J’aimerais avoir vos éclaircissements au sujet d’une problématique que je rencontre au sujet de la composition d’une identité sonore pour une entreprise.
J’ai composé une musique dans laquelle j’ai volontairement fait apparaitre 5 notes issues d’une musique de film sur laquelle je n’ai pas le droit. A noter que je n’ai pas intégré l’extrait original de ces 5 notes mais je les aient rejoué moi-même avec mes propres instruments. Je précise donc qu’il ne s’agit pas d’un sample.
Pourriez-vous m’expliquer le cheminement légal pour vendre cette musique à l’entreprise svp ?
PS :
Je sais qu’en passant par la plateforme Distrokid, il est aujourd’hui légal de diffuser des “cover” sur les plateformes de streaming (Spotify ou autre) lorsqu’on stipule bien le nom de l’auteur qui a composé le morceau original. Distrokid se charge de faire automatiquement la redistribution des droits d’auteurs.

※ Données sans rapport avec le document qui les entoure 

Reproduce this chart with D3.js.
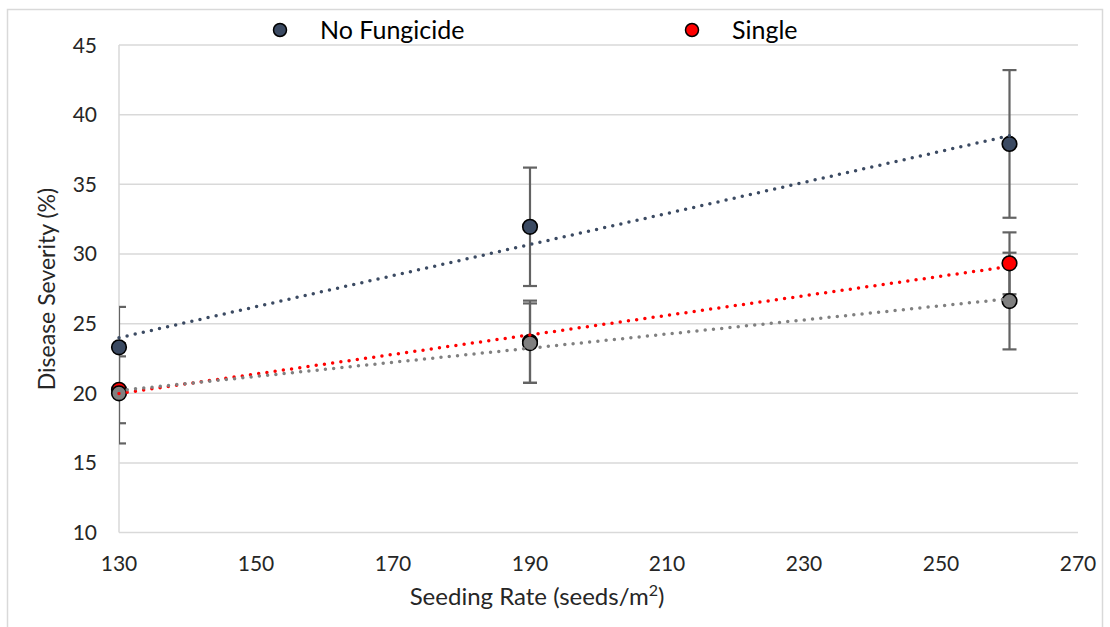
<!DOCTYPE html>
<html>
<head>
<meta charset="utf-8">
<script src="https://cdn.jsdelivr.net/npm/d3@7"></script>
<style>
  html, body { margin: 0; padding: 0; background: #fff; }
  svg { display: block; }
</style>
</head>
<body>
<div id="chart"></div>
<script>
// Datos
const seedingRates = [130, 190, 260];
const noFungicide = [23.3, 31.95, 37.9];
const noFungicideErr = [2.9, 4.25, 5.3];
const single = [20.25, 23.7, 29.33];
const singleErr = [2.4, 2.95, 2.22];
const third = [20.0, 23.6, 26.62];
const thirdErr = [3.6, 2.85, 3.47];
const xTicks = [130, 150, 170, 190, 210, 230, 250, 270];
const yTicks = [10, 15, 20, 25, 30, 35, 40, 45];

const series = [
    { name: 'No Fungicide', values: noFungicide, err: noFungicideErr, color: '#3b4a62', legend: true },
    { name: 'Single', values: single, err: singleErr, color: '#ff0000', legend: true },
    { name: '', values: third, err: thirdErr, color: '#808080', legend: false }
];

const width = 1110, height = 627;
const svg = d3.select('#chart').append('svg')
    .attr('width', width)
    .attr('height', height);

// Marco exterior
svg.append('rect')
    .attr('x', 7.5).attr('y', 9.5)
    .attr('width', 1095).attr('height', 640)
    .attr('fill', 'none')
    .attr('stroke', '#d9d9d9')
    .attr('stroke-width', 1.5);

const x = d3.scaleLinear().domain([130, 270]).range([119, 1078]);
const y = d3.scaleLinear().domain([10, 45]).range([532.6, 45]);

// Líneas de cuadrícula
svg.append('g')
    .selectAll('line')
    .data(yTicks)
    .join('line')
    .attr('x1', x(130)).attr('x2', x(270))
    .attr('y1', d => y(d)).attr('y2', d => y(d))
    .attr('stroke', '#d9d9d9')
    .attr('stroke-width', 1.5);

svg.append('line')
    .attr('x1', x(130)).attr('x2', x(130))
    .attr('y1', y(45)).attr('y2', y(10))
    .attr('stroke', '#d9d9d9')
    .attr('stroke-width', 1.5);

// Etiquetas de ejes
const labelFont = 'Lato, "Open Sans", sans-serif';

svg.append('g')
    .selectAll('text')
    .data(yTicks)
    .join('text')
    .attr('x', 97)
    .attr('y', d => y(d) + 7.5)
    .attr('text-anchor', 'end')
    .attr('font-family', labelFont)
    .attr('font-size', 21)
    .attr('fill', '#262626')
    .text(d => d);

svg.append('g')
    .selectAll('text')
    .data(xTicks)
    .join('text')
    .attr('x', d => x(d))
    .attr('y', 571)
    .attr('text-anchor', 'middle')
    .attr('font-family', labelFont)
    .attr('font-size', 21)
    .attr('fill', '#262626')
    .text(d => d);

const xTitle = svg.append('text')
    .attr('x', 537)
    .attr('y', 605)
    .attr('text-anchor', 'middle')
    .attr('font-family', labelFont)
    .attr('font-size', 24)
    .attr('fill', '#262626');
xTitle.append('tspan').text('Seeding Rate (seeds/m');
xTitle.append('tspan').attr('dy', -9).attr('font-size', 16).text('2');
xTitle.append('tspan').attr('dy', 9).text(')');

svg.append('text')
    .attr('transform', 'translate(55,289) rotate(-90)')
    .attr('text-anchor', 'middle')
    .attr('font-family', labelFont)
    .attr('font-size', 23)
    .attr('fill', '#262626')
    .text('Disease Severity (%)');

// Barras de error (recortadas al área del gráfico)
svg.append('clipPath').attr('id', 'plot-clip')
    .append('rect')
    .attr('x', x(130)).attr('y', 0)
    .attr('width', x(270) - x(130)).attr('height', height);

const errG = svg.append('g').attr('clip-path', 'url(#plot-clip)');
series.forEach(s => {
    s.values.forEach((v, i) => {
        const cx = x(seedingRates[i]);
        const top = y(v + s.err[i]);
        const bottom = y(v - s.err[i]);
        errG.append('line')
            .attr('x1', cx).attr('x2', cx)
            .attr('y1', top).attr('y2', bottom)
            .attr('stroke', '#636363').attr('stroke-width', 2.2);
        [top, bottom].forEach(yy => {
            errG.append('line')
                .attr('x1', cx - 7).attr('x2', cx + 7)
                .attr('y1', yy).attr('y2', yy)
                .attr('stroke', '#636363').attr('stroke-width', 2.2);
        });
    });
});

// Marcadores
series.forEach(s => {
    svg.append('g')
        .selectAll('circle')
        .data(s.values)
        .join('circle')
        .attr('cx', (d, i) => x(seedingRates[i]))
        .attr('cy', d => y(d))
        .attr('r', 7.3)
        .attr('fill', s.color)
        .attr('stroke', '#000')
        .attr('stroke-width', 1.6);
});

// Líneas de tendencia lineales (mínimos cuadrados)
function linearFit(xs, ys) {
    const mx = d3.mean(xs), my = d3.mean(ys);
    let sxy = 0, sxx = 0;
    xs.forEach((xv, i) => {
        sxy += (xv - mx) * (ys[i] - my);
        sxx += (xv - mx) * (xv - mx);
    });
    const slope = sxy / sxx;
    return xv => my + slope * (xv - mx);
}

series.forEach(s => {
    const fit = linearFit(seedingRates, s.values);
    const ends = [130, 260];
    svg.append('line')
        .attr('x1', x(ends[0])).attr('y1', y(fit(ends[0])))
        .attr('x2', x(ends[1])).attr('y2', y(fit(ends[1])))
        .attr('stroke', s.color)
        .attr('stroke-width', 3.5)
        .attr('stroke-linecap', 'round')
        .attr('stroke-dasharray', '0,8.3');
});

// Leyenda
const legendItems = series.filter(s => s.legend);
const legendX = [280, 692];
legendItems.forEach((s, i) => {
    svg.append('circle')
        .attr('cx', legendX[i]).attr('cy', 30)
        .attr('r', 6.5)
        .attr('fill', s.color)
        .attr('stroke', '#000')
        .attr('stroke-width', 1.5);
    svg.append('text')
        .attr('x', legendX[i] + 40)
        .attr('y', 39)
        .attr('font-family', labelFont)
        .attr('font-size', 25)
        .attr('fill', '#000')
        .text(s.name);
});
</script>
</body>
</html>
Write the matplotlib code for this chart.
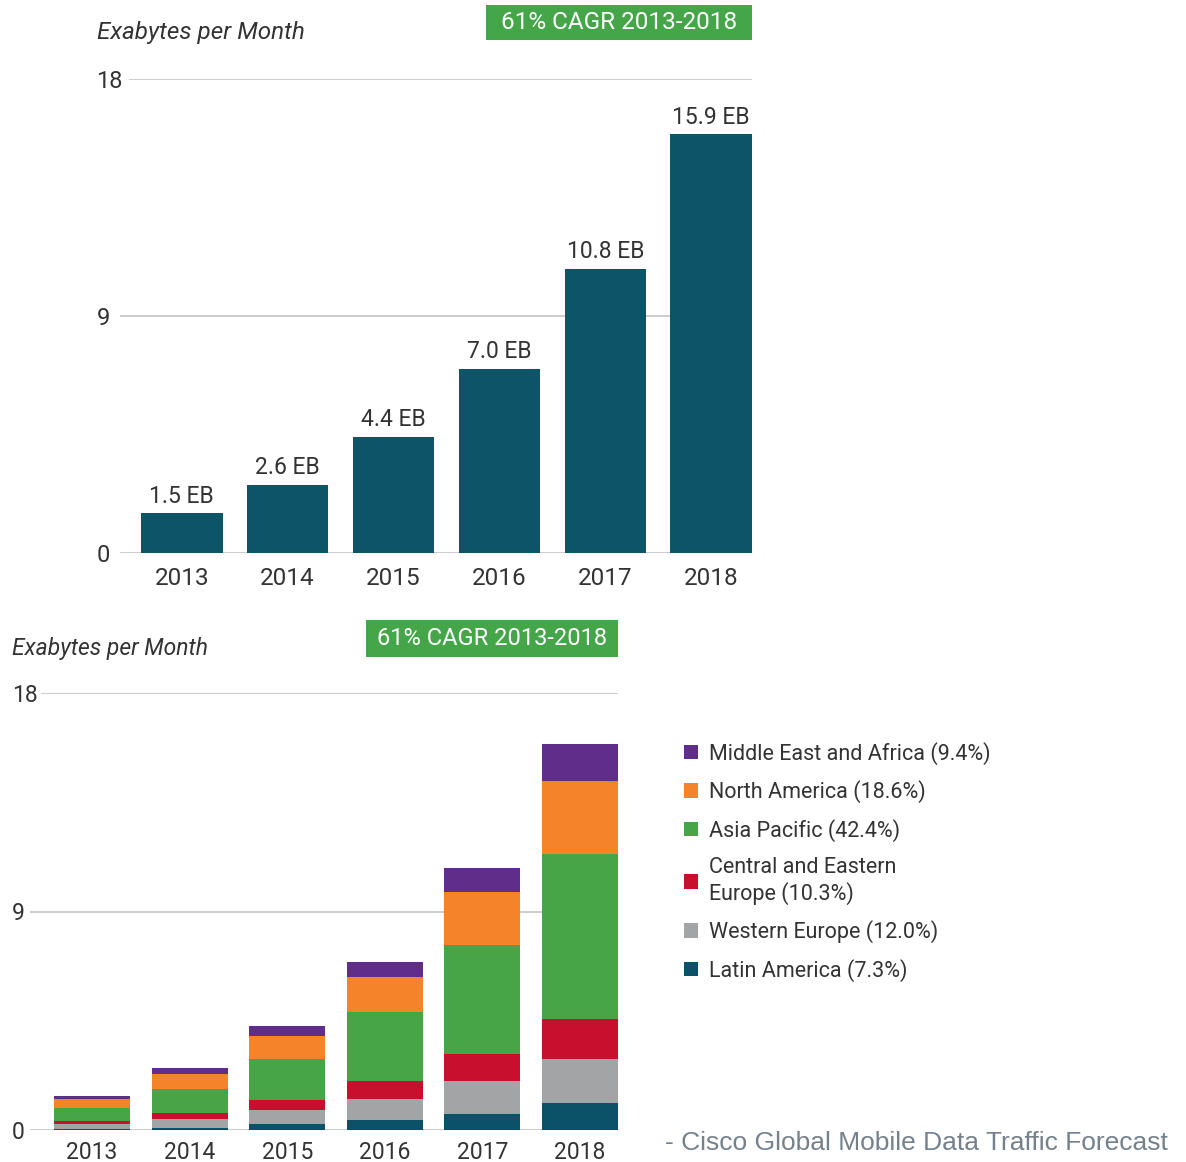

Dans cette optique-là, serait-il possible de déposer ma composition sur les plateformes de streaming via Distrokid, bien préciser l’auteur original des 5 notes afin que la redistribution soit effectuée puis ensuite proposer ce morceau à l’entreprise en question ?
J’espère être assez compréhensible pour que vous puissiez m’apporter une réponse.
Une nouvelle fois merci pour votre aide,
Bonjour Paul,
Ce dont tu me parles n’est pas du tout une “cover”. Une “cover”, c’est-à-dire une reprise en français c’est en quelque sorte la réinterprétation d’une oeuvre existante. Dans une reprise il n’y a aucune modification de l’oeuvre (des textes ou de la structure de la composition, de la mélodie, etc.), c’est “juste” une interprétation.
Quand tu extrais quelques notes d’une oeuvre existante, il ne s’agit en aucun cas d’une reprise : c’est une modification / transformation de l’oeuvre originale. J’ai bien compris que tu n’as pas touché à l’enregistrement donc pas d’autorisation à demander au producteur phonographique, mais il est impératif de demander l’autorisation de l’éditeur musical / du compositeur de la musique originale. À mon avis, ça va être compliqué surtout si c’est pour un usage commercial, mais bon tu peux toujours tenter.